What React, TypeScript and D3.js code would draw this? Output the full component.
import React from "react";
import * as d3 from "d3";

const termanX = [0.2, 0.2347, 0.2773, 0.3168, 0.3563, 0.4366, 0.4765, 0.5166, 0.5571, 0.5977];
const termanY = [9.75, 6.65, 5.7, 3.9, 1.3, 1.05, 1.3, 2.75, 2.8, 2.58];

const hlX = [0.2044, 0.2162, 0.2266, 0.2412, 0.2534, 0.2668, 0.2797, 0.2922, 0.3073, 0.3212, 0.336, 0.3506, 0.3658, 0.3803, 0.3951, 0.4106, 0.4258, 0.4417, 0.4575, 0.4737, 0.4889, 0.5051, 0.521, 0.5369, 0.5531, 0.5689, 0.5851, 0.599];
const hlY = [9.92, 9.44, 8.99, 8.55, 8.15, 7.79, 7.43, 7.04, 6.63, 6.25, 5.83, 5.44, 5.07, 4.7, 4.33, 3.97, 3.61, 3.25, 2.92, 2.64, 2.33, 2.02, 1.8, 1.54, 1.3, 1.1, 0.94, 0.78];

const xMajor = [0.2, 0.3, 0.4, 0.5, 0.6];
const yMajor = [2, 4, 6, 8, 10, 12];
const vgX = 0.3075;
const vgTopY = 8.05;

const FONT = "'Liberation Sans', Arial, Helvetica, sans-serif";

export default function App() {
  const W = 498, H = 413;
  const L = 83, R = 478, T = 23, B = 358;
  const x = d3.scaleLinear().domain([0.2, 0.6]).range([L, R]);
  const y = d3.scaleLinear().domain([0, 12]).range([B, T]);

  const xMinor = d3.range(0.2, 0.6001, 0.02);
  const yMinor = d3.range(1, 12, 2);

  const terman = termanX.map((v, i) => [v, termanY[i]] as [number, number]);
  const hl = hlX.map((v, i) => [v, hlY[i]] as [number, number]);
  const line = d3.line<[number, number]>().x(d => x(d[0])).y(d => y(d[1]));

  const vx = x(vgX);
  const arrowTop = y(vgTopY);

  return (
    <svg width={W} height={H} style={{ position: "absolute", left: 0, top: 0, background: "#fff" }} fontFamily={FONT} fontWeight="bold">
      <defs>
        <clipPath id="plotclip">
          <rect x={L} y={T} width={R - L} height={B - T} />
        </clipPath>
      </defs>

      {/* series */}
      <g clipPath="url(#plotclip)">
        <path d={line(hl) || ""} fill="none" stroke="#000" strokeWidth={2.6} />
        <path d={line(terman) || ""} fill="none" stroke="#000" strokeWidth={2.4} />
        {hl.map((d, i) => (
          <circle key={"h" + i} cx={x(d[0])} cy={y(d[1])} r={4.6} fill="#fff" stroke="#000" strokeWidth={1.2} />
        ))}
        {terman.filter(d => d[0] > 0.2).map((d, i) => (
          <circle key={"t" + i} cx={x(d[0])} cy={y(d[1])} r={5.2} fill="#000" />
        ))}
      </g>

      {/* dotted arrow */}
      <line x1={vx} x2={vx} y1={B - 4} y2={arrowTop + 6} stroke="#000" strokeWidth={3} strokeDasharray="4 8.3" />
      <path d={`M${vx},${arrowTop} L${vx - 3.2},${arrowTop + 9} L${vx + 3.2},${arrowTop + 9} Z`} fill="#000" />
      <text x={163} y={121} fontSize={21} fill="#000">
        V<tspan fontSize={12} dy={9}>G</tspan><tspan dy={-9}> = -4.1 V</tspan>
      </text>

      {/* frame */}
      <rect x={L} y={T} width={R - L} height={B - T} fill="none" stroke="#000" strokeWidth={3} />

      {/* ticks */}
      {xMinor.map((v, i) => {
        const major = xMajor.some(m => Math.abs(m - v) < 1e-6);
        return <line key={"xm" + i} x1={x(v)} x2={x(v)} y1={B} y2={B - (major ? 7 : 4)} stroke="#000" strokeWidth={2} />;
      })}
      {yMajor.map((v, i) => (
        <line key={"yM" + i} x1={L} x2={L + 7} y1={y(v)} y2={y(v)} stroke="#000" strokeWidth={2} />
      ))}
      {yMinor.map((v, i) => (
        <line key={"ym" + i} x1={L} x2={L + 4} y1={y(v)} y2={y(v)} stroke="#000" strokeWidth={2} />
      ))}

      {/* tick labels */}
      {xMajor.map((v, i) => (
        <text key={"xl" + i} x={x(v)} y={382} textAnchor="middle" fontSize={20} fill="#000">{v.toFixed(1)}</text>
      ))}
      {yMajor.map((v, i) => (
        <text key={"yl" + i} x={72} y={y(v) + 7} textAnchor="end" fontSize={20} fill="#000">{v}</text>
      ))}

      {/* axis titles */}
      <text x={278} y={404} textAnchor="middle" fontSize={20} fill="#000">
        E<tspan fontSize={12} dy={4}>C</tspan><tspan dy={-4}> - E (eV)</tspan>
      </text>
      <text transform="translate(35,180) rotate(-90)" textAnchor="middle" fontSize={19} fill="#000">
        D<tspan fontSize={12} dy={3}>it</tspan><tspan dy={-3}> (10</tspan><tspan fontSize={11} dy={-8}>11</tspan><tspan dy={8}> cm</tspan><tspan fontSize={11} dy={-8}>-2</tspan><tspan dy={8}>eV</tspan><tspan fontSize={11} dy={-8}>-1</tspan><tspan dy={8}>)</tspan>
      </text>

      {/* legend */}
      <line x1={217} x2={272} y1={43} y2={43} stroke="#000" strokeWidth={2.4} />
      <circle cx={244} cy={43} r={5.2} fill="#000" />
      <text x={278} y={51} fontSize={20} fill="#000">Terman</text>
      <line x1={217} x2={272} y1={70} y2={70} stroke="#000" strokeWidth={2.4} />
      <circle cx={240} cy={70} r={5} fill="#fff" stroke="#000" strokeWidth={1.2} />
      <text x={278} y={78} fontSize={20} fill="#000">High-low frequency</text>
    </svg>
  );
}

● ● ● ● ●

INSTRUCTIONS FOR THE TASK =
Repeat, exactly and only, the lines from the beginning of the material through the line that contains "2.75, 2.8, 2.58];".

SOLUTION FOR THIS PROBLEM =
What React, TypeScript and D3.js code would draw this? Output the full component.
import React from "react";
import * as d3 from "d3";

const termanX = [0.2, 0.2347, 0.2773, 0.3168, 0.3563, 0.4366, 0.4765, 0.5166, 0.5571, 0.5977];
const termanY = [9.75, 6.65, 5.7, 3.9, 1.3, 1.05, 1.3, 2.75, 2.8, 2.58];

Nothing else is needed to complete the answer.